Stop at the line containing "import * as": repeat exactly every line of the entries below from the first up to it, plus that line, with pictures omitted.

*Extracted information*
= = = = = = =
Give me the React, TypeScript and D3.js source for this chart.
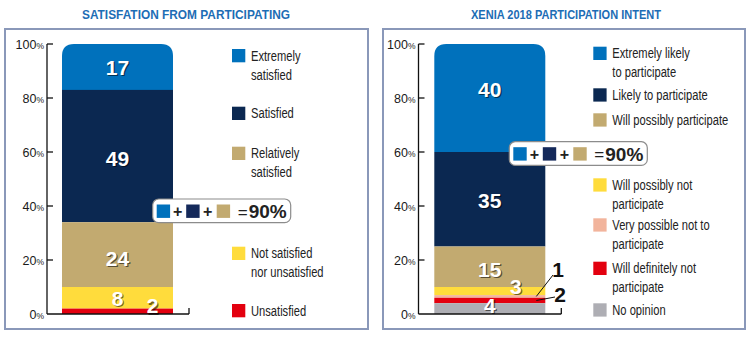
import React from "react";
import * as d3 from "d3";

// ---------- data ----------
const satTitle = "SATISFATION FROM PARTICIPATING";
const satCategories = [
  "Extremely satisfied",
  "Satisfied",
  "Relatively satisfied",
  "Not satisfied nor unsatisfied",
  "Unsatisfied",
];
const satLegendLines = [
  ["Extremely", "satisfied"],
  ["Satisfied"],
  ["Relatively", "satisfied"],
  ["Not satisfied", "nor unsatisfied"],
  ["Unsatisfied"],
];
const satValues = [17, 49, 24, 8, 2];

const intentTitle = "XENIA 2018 PARTICIPATION INTENT";
const intentCategories = [
  "Extremely likely to participate",
  "Likely to participate",
  "Will possibly participate",
  "Will possibly not participate",
  "Very possible not to participate",
  "Will definitely not participate",
  "No opinion",
];
const intentLegendLines = [
  ["Extremely likely", "to participate"],
  ["Likely to participate"],
  ["Will possibly participate"],
  ["Will possibly not", "participate"],
  ["Very possible not to", "participate"],
  ["Will definitely not", "participate"],
  ["No opinion"],
];
const intentValues = [40, 35, 15, 3, 1, 2, 4];

const yTicks = [0, 20, 40, 60, 80, 100];
const calloutText = "90%";

// ---------- styling ----------
const satColors = ["#0071bc", "#0b2851", "#c2aa70", "#ffdc3c", "#e3000f"];
const intentColors = ["#0071bc", "#0b2851", "#c2aa70", "#ffdc3c", "#f2b49c", "#e3000f", "#aeaeb4"];

const SANS = "'Liberation Sans', Arial, sans-serif";
const LEGEND_SCALE = 0.72;

type LabelCfg = { mode: "in" | "out"; dx?: number; dy?: number; lx?: number; ly?: number; ax?: number; ay?: number };

type PanelProps = {
  title: string;
  titleX: number;
  titleLen: number;
  frameX: number;
  frameW: number;
  axisX: number;
  barX0: number;
  barW: number;
  values: number[];
  colors: string[];
  categories: string[];
  legendLines: string[][];
  legendX: number;
  legendTops: number[];
  labelCfg: LabelCfg[];
  calloutX: number;
  calloutY: number;
};

const y = d3.scaleLinear().domain([0, 100]).range([314, 44]);

function Callout({ x, y: cy }: { x: number; y: number }) {
  const sq = 13.4;
  const sy = cy + 5.5;
  return (
    <g>
      <rect x={x} y={cy} width={138} height={23.7} rx={6} fill="#fff" stroke="#8c8c8c" strokeWidth={1.2} />
      <rect x={x + 4} y={sy} width={sq} height={sq} fill={satColors[0]} />
      <text x={x + 25} y={cy + 18} textAnchor="middle" fontFamily={SANS} fontWeight="bold" fontSize={16} fill="#222">+</text>
      <rect x={x + 33.5} y={sy} width={sq} height={sq} fill="#14295a" />
      <text x={x + 55} y={cy + 18} textAnchor="middle" fontFamily={SANS} fontWeight="bold" fontSize={16} fill="#222">+</text>
      <rect x={x + 64} y={sy} width={sq} height={sq} fill={satColors[2]} />
      <text x={x + 85} y={cy + 18.5} fontFamily={SANS} fontSize={17} fill="#222">=</text>
      <text x={x + 96} y={cy + 19} fontFamily={SANS} fontWeight="bold" fontSize={19} fill="#222">{calloutText}</text>
    </g>
  );
}

function Panel(p: PanelProps) {
  const segs = p.values.map((v, i) => {
    const below = d3.sum(p.values.slice(i + 1));
    return { v, i, y0: below, y1: below + v };
  });
  const x0 = p.barX0;
  const x1 = p.barX0 + p.barW;
  const r = 12;
  const topPath = (s: { y0: number; y1: number }) => {
    const t = y(s.y1);
    const b = y(s.y0);
    return `M${x0},${b}L${x0},${t + r}Q${x0},${t} ${x0 + r},${t}L${x1 - r},${t}Q${x1},${t} ${x1},${t + r}L${x1},${b}Z`;
  };
  const baseEnd = x1 + 16;
  return (
    <g>
      <text
        x={p.titleX}
        y={19}
        textAnchor="middle"
        fontFamily={SANS}
        fontWeight="bold"
        fontSize={12}
        fill="#1d6db5"
        textLength={p.titleLen}
        lengthAdjust="spacingAndGlyphs"
      >
        {p.title}
      </text>
      <rect x={p.frameX} y={29} width={p.frameW} height={300} fill="#fff" stroke="#8a98b9" strokeWidth={2} />
      {segs.map((s) =>
        s.i === 0 ? (
          <path key={s.i} d={topPath(s)} fill={p.colors[s.i]} />
        ) : (
          <rect key={s.i} x={x0} y={y(s.y1)} width={p.barW} height={y(s.y0) - y(s.y1)} fill={p.colors[s.i]} />
        )
      )}
      <line x1={p.axisX} x2={p.axisX} y1={y(100)} y2={y(0)} stroke="#111" strokeWidth={1.3} />
      <line x1={p.axisX} x2={baseEnd} y1={y(0)} y2={y(0)} stroke="#111" strokeWidth={1.3} />
      <line x1={baseEnd} x2={baseEnd} y1={y(0)} y2={y(0) - 6} stroke="#111" strokeWidth={1.3} />
      {yTicks.map((t) => (
        <g key={t}>
          {t > 0 && <line x1={p.axisX} x2={p.axisX + 6} y1={y(t)} y2={y(t)} stroke="#111" strokeWidth={1.3} />}
          <text x={p.axisX - 3} y={y(t) + 4.5} textAnchor="end" fontFamily={SANS} fontSize={12.5} fill="#1a1a1a">
            {t}
            <tspan fontSize={8.5}>%</tspan>
          </text>
        </g>
      ))}
      {segs.map((s) => {
        const c = p.labelCfg[s.i];
        const cx = (x0 + x1) / 2 + (c.dx || 0);
        const cy = (y(s.y0) + y(s.y1)) / 2 + 8 + (c.dy || 0);
        if (c.mode === "in") {
          return (
            <g key={s.i} fontFamily={SANS} fontWeight="bold" fontSize={21} textAnchor="middle">
              <text x={cx + 1.2} y={cy + 1.2} fill="#000" opacity={0.55}>{s.v}</text>
              <text x={cx} y={cy} fill="#fff">{s.v}</text>
            </g>
          );
        }
        const my = (y(s.y0) + y(s.y1)) / 2;
        return (
          <g key={s.i}>
            <line x1={c.ax!} y1={c.ay!} x2={x1 - 9} y2={my} stroke="#111" strokeWidth={1} />
            <text x={c.lx} y={c.ly} textAnchor="middle" fontFamily={SANS} fontWeight="bold" fontSize={21} fill="#111">
              {s.v}
            </text>
          </g>
        );
      })}
      {p.categories.map((cat, i) => (
        <g key={cat}>
          <rect x={p.legendX} y={p.legendTops[i]} width={13.3} height={13.3} fill={p.colors[i]} />
          <g transform={`translate(${p.legendX + 19},0) scale(${LEGEND_SCALE},1)`}>
            <text fontFamily={SANS} fontSize={15.5} fill="#222">
              {p.legendLines[i].map((ln, j) => (
                <tspan key={j} x={0} y={p.legendTops[i] + 11.8 + j * 19}>
                  {ln}
                </tspan>
              ))}
            </text>
          </g>
        </g>
      ))}
      <Callout x={p.calloutX} y={p.calloutY} />
    </g>
  );
}

export default function App() {
  return (
    <svg width={751} height={339} style={{ position: "absolute", left: 0, top: 0, background: "#fff" }}>
      <rect width={751} height={339} fill="#fff" />
      <Panel
        title={satTitle}
        titleX={186}
        titleLen={208}
        frameX={5}
        frameW={363}
        axisX={47}
        barX0={62}
        barW={111}
        values={satValues}
        colors={satColors}
        categories={satCategories}
        legendLines={satLegendLines}
        legendX={232}
        legendTops={[49, 106.7, 146.7, 246.7, 304]}
        labelCfg={[
          { mode: "in" },
          { mode: "in", dy: 2 },
          { mode: "in", dy: 3 },
          { mode: "in" },
          { mode: "in", dx: 35, dy: -6 },
        ]}
        calloutX={152.7}
        calloutY={199}
      />
      <Panel
        title={intentTitle}
        titleX={566}
        titleLen={190}
        frameX={383}
        frameW={362}
        axisX={418.5}
        barX0={434.3}
        barW={111}
        values={intentValues}
        colors={intentColors}
        categories={intentCategories}
        legendLines={intentLegendLines}
        legendX={593.3}
        legendTops={[46.7, 88.3, 113.3, 178.3, 218.3, 261.7, 303.3]}
        labelCfg={[
          { mode: "in", dy: -9 },
          { mode: "in", dy: 1 },
          { mode: "in", dy: 2 },
          { mode: "in", dx: 26, dy: -5 },
          { mode: "out", lx: 558, ly: 277, ax: 553, ay: 275 },
          { mode: "out", lx: 560, ly: 302, ax: 555, ay: 297 },
          { mode: "in", dy: -4 },
        ]}
        calloutX={509.3}
        calloutY={141.7}
      />
    </svg>
  );
}
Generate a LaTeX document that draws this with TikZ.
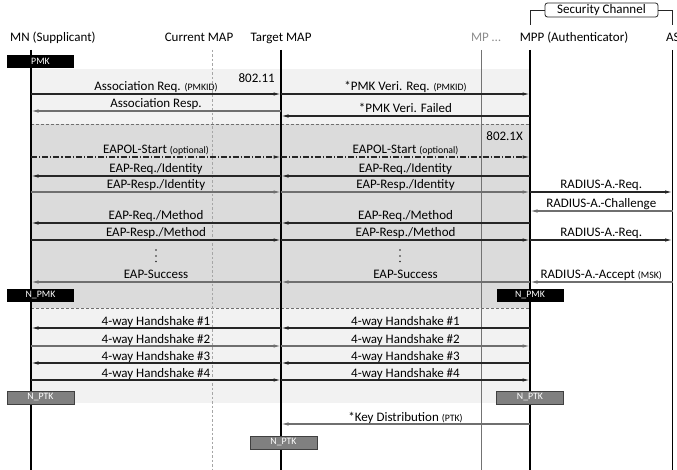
= = = = = = =
*Written reply*
Give me the React, TypeScript and D3.js source for this chart.
import React from "react";
import * as d3 from "d3";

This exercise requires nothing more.